I remember asking a CIO when they would be moving to a new Microsoft software release and being told that the company’s plans were to deploy the previous release – not the current or new version – within the next six months. It seems the real world moves a lot slower than the IT vendors would like, and a case in point is legacy data. In all the excitement about Big Data, the data deluge of new forms of information, everybody is forgetting about legacy data.

Companies of all sizes, across all industries, today are buried in the quicksand of their own unusable content and having a hard time staying afloat, said Mark Gross, founder and CEO of Data Conversion Laboratory (DCL), which digitizes, converts, and reorganizes content. “There’s a lot of content that has been stored away in places difficult to get hold of, but now there’s a way to get access to it.”

The company has been around for 30 years, and seen technologies change 6 or 7 times over that period, he said. It recently announced the Automated Conversion System (ACS) to deliver large volumes of high-quality converted documents and metadata. The technology, which had been in use for months prior to the announcement, transforms documents of varying degrees of visual quality into searchable XML which can be stored, searched, and accessed via end-user systems such as content management.

Current OCR tools do a great job on clean content, they get fooled by the non-textual content of complex documents, and accuracy degrades, stated Gross.
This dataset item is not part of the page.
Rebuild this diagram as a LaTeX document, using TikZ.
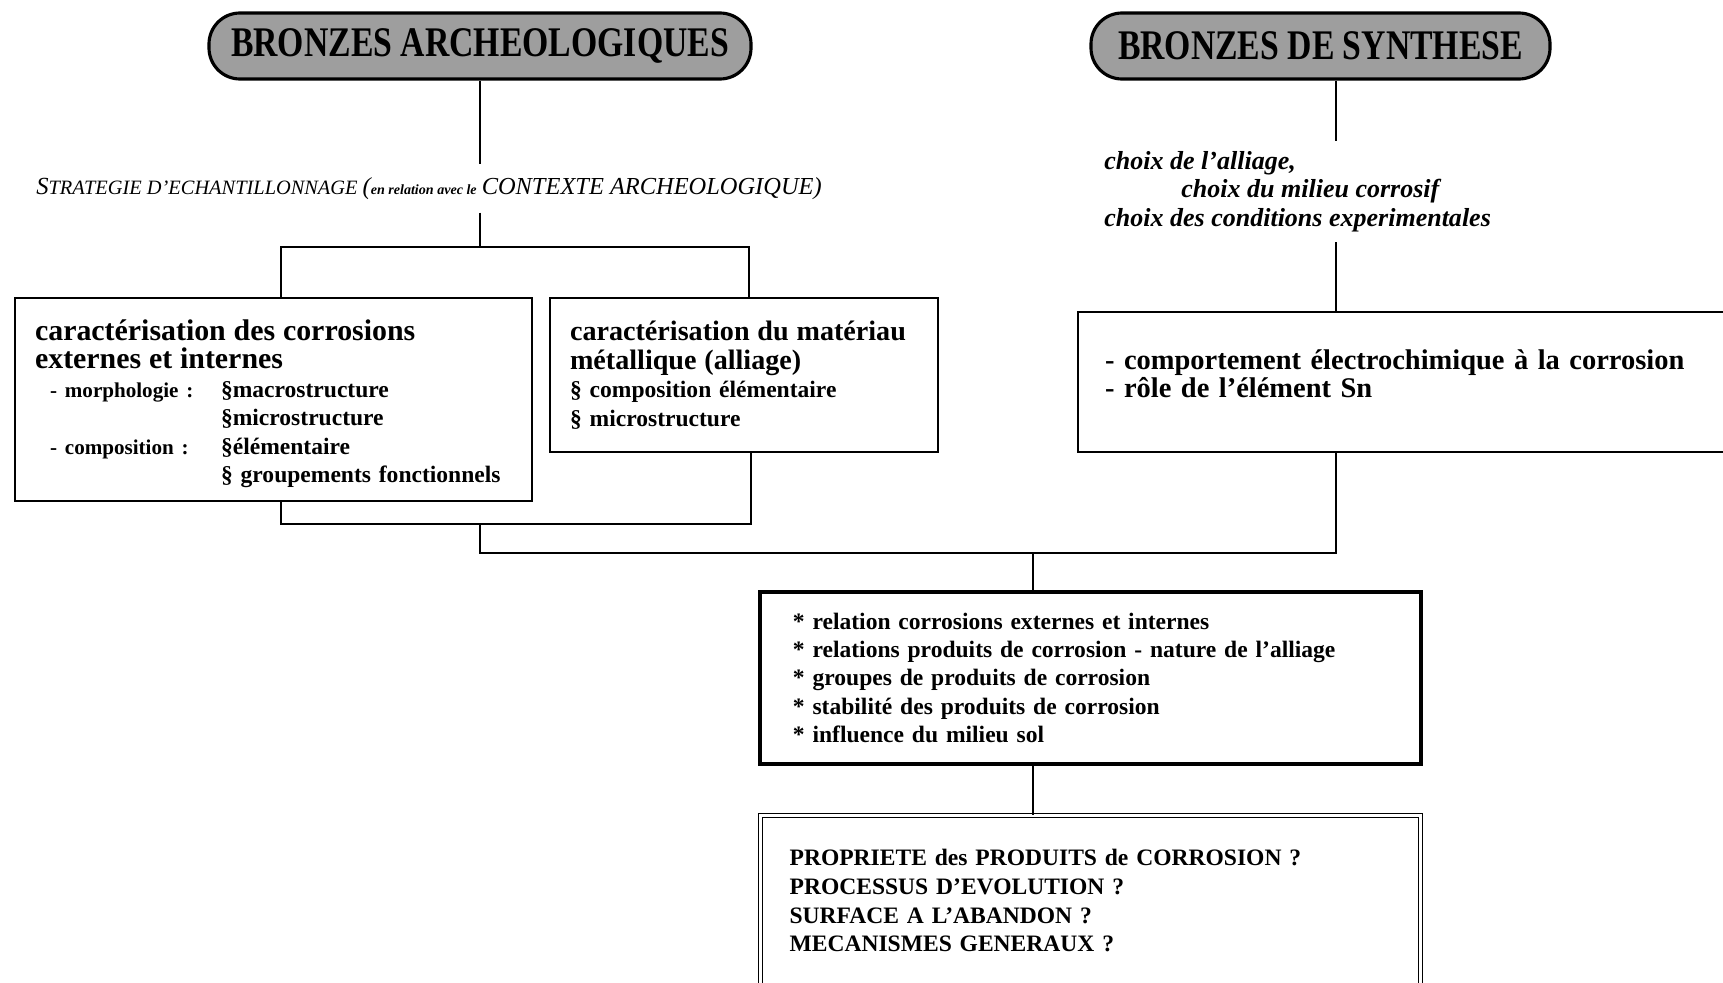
\documentclass[tikz,border=0pt]{standalone}
\usepackage{fontspec}
\setmainfont{Liberation Serif}
\usepackage{graphicx}
\usetikzlibrary{calc}

\begin{document}
\begin{tikzpicture}[
  pill/.style={draw,line width=1.8pt,fill=black!38,rounded corners=0.62cm,minimum height=1.32cm,inner sep=0pt,font=\bfseries\fontsize{24}{26}\selectfont},
  box/.style={draw,line width=1.2pt,anchor=north west,align=left,inner ysep=0pt,execute at begin node={\lineskiplimit=-20pt}},
  link/.style={line width=1.1pt},
  big/.style={font=\bfseries\fontsize{16.2}{16.2}\selectfont},
  small/.style={font=\bfseries\fontsize{13.4}{16.2}\selectfont}]
  \clip (0,0) rectangle (34.46,-19.66);

  \node[pill,minimum width=10.84cm] (pill1) at (9.6,-0.92) {\scalebox{0.8}[1]{BRONZES ARCHEOLOGIQUES}};
  \node[pill,minimum width=9.18cm] (pill2) at (26.41,-0.92) {\scalebox{0.8}[1]{BRONZES DE SYNTHESE}};

  \node[font=\itshape\fontsize{11.6}{14}\selectfont,inner ysep=0.26cm,inner xsep=0pt,anchor=base west] (strat) at (0.72,-3.88)
    {{\fontsize{14}{14}\selectfont S}TRATEGIE D'ECHANTILLONNAGE {\fontsize{13.9}{14}\selectfont(}{\bfseries\fontsize{8}{10}\selectfont en relation avec le} {\fontsize{13.9}{14}\selectfont CONTEXTE ARCHEOLOGIQUE)}};
  \node[font=\bfseries\itshape\fontsize{14.8}{16.2}\selectfont,align=left,anchor=north west,inner xsep=0pt,inner ysep=0.2cm] (choix) at (22.08,-2.82)
    {choix de l'alliage,\\ \hspace*{1.54cm}choix du milieu corrosif\\ choix des conditions experimentales};

  \node[box,small,text width=9.54cm,inner xsep=0.4cm,minimum height=4.06cm,text depth=2.78cm] (b1) at (0.28,-5.94)
    {{\fontsize{17}{16.2}\selectfont caractérisation des corrosions\\ externes et internes}\\
     \hspace*{0.3cm}\makebox[3.42cm][l]{\fontsize{12}{16}\selectfont - morphologie :}§macrostructure\\
     \hspace*{3.72cm}§microstructure\\
     \hspace*{0.3cm}\makebox[3.42cm][l]{\fontsize{12}{16}\selectfont - composition :}§élémentaire\\
     \hspace*{3.72cm}§ groupements fonctionnels};
  \node[box,small,text width=6.96cm,inner xsep=0.4cm,minimum height=3.08cm] (b2) at (10.98,-5.94)
    {{\fontsize{16}{16.2}\selectfont caractérisation du matériau\\ métallique (alliage)}\\
     § composition élémentaire\\
     § microstructure};
  \node[box,big,text width=12.92cm,inner xsep=0.54cm,minimum height=2.8cm,text depth=0.9cm] (b3) at (21.54,-6.22)
    {- comportement électrochimique à la corrosion\\ - rôle de l'élément Sn};
  \node[box,small,line width=2.2pt,text width=11.9cm,inner xsep=0.66cm,minimum height=3.44cm] (b4) at (15.16,-11.8)
    {{*} relation corrosions externes et internes\\
     {*} relations produits de corrosion - nature de l'alliage\\
     {*} groupes de produits de corrosion\\
     {*} stabilité des produits de corrosion\\
     {*} influence du milieu sol};
  \node[box,font=\bfseries\fontsize{13.4}{16.4}\selectfont,double,double distance=1.8pt,line width=0.7pt,text width=12.04cm,inner xsep=0.58cm,minimum height=3.4cm] (b5) at (15.2,-16.3)
    {PROPRIETE des PRODUITS de CORROSION ?\\
     PROCESSUS D'EVOLUTION ?\\
     SURFACE A L'ABANDON ?\\
     MECANISMES GENERAUX ?};

  \coordinate (splitA) at (9.6,-4.94);
  \coordinate (joinA) at (9.6,-10.48);
  \coordinate (joinB) at (20.66,-11.06);
  \coordinate (rlink) at (26.72,0);

  \draw[link] (pill1.south) -- (pill1.south |- strat.north);
  \draw[link] (strat.south -| pill1) -- (splitA);
  \draw[link] ($(b1.north)+(0.14,0)$) |- (splitA) -| ($(b2.north)+(0.1,0)$);
  \draw[link] ($(b1.south)+(0.14,0)$) |- (joinA) -| ($(b2.south)+(0.14,0)$);
  \draw[link] (joinA) |- (joinB) -| (b3.south -| rlink);
  \draw[link] (joinB) -- (joinB |- b4.north);
  \draw[link] (joinB |- b4.south) -- (joinB |- b5.north);
  \draw[link] (pill2.south -| rlink) -- (rlink |- choix.north);
  \draw[link] (rlink |- choix.south) -- (rlink |- b3.north);
\end{tikzpicture}
\end{document}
DCL’s new process overcomes this degradation by automatically extracting extraneous content and reinserting it later into the converted document.

According to Gartner’s Magic Quadrant for Enterprise Content Management, released at the end of September, the ECM market grew 7.2% last year, to $4.7 billion. It said many enterprises are moving beyond the basic uses of ECM (such as secure file storage in organized libraries) to tackle deeper business requirements.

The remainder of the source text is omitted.